Wesfarmers moved to shuffle its units last week, shifting Blackwoods and Workwear Group under Bunnings Group from July 1. The change focuses on operations, not earnings. The company said bringing its industrial and safety arms closer to Bunnings’ hardware and trade business should boost scale. “Significant opportunity to leverage greater scale,” CFO Anthony Gianotti said. Bunnings boss Mike Schneider said customers can expect “more choice, better product availability.”

Bunnings has long been at the core of the Wesfarmers story as its main growth driver. Now, Wesfarmers is betting that boosting Bunnings’ commercial supply capability can open up more business with smaller and medium business customers, and it doesn’t need to build a new, expensive platform to do it. The group said the transition shouldn’t carry any material one-off costs.

Wesfarmers isn’t a straight comp to the supermarket chains. Coles and Woolworths lean hard into food, but Wesfarmers is tied to hardware, general retail, office supplies, health, chemicals, and industrial goods via Bunnings, Kmart Group, Officeworks, and other arms. WES is a wider signal for household spending, home upgrades, and small business activity.

S&P/ASX 200 lost 0.70% to 8,625.10 on Friday, with banks and miners weaker and some support from defensive and healthcare stocks. Broader market action was mixed and choppy. Wesfarmers fared better than the main index but still couldn’t lift for the week.

Wesfarmers’ only filing in the last 48 hours was an Initial Director’s Interest Notice for Kenneth Norman MacKenzie, who joined the board on June 1. The filing showed he has no directly held shares, but holds an indirect interest in 8,148 fully paid ordinary shares via a family super fund.
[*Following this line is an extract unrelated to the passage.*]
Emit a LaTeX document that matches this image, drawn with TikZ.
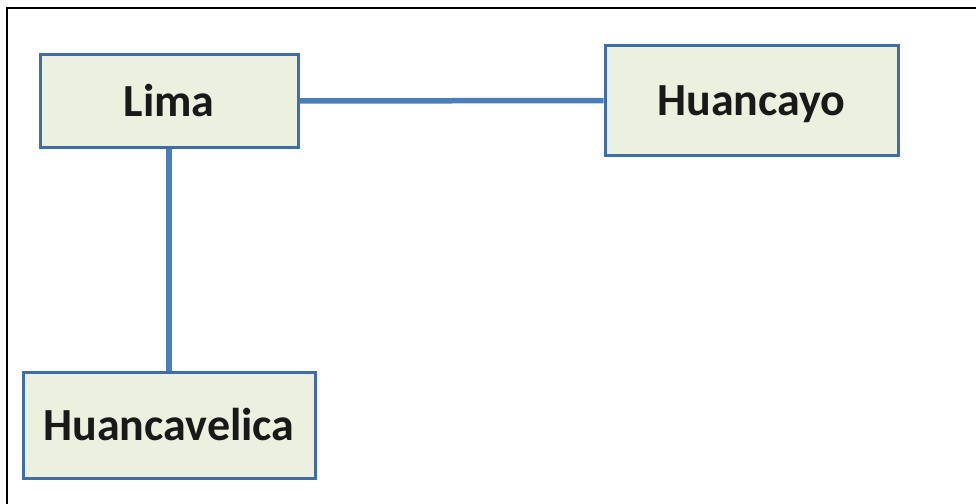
\documentclass[tikz,border=0pt]{standalone}
\usepackage{fontspec}
\setmainfont{Carlito}
\definecolor{boxfill}{HTML}{EBF1DE}
\definecolor{boxdraw}{HTML}{3F6DAA}
\definecolor{linkcol}{HTML}{4A7EBB}
\begin{document}
\begin{tikzpicture}[x=1pt,y=-1pt,
  city/.style={draw=boxdraw,fill=boxfill,line width=3pt,inner sep=0pt,
    font=\fontsize{46}{54}\selectfont\bfseries,text=black!90},
  link/.style={draw=linkcol,line width=5.5pt}]
\useasboundingbox (0,0) rectangle (976,503);
\draw[line width=2pt,black] (7,520) -- (7,8) -- (990,8);
\node[city,minimum width=258pt,minimum height=92pt] (lima) at (169,101) {Lima};
\node[city,minimum width=293pt,minimum height=109pt] (huancayo) at (751.5,100.5) {\smash{\raisebox{-4pt}{Huancayo}}\vphantom{Huancayo}};
\node[city,minimum width=292pt,minimum height=106pt] (huancavelica) at (169,425) {Huancavelica};
\draw[link] (lima.east) -- (huancayo.west);
\draw[link] (lima.south) -- (huancavelica.north);
\end{tikzpicture}
\end{document}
Offshore risk hangs over the week. Wall Street tumbled Friday after hotter U.S. jobs data raised worries the Fed may hold rates higher for longer. The S&P 500 slid 2.64%. Nasdaq dropped 4.18%. “The dam just broke today,” Ryan Detrick, chief market strategist at Carson Group, told Reuters about the tech and semiconductor rout. Reuters

Wesfarmers faces more risk at home. If shoppers keep holding back, price-driven gains at Kmart and trade sales at Bunnings might not be enough to cover higher costs or weaker discretionary spending. Back in February, Wesfarmers delivered better-than-expected profit but the shares still fell, with investors focusing on weaker sales trends and patchy household spending.

WES is in focus on Tuesday and Wednesday, with traders watching if shares stay in the high-A$70s after the ASX’s long weekend. Investors also want to see if management gives numbers on the Bunnings industrial integration. The strategy briefing is expected to offer some guidance on the outlook for earnings growth before results in August.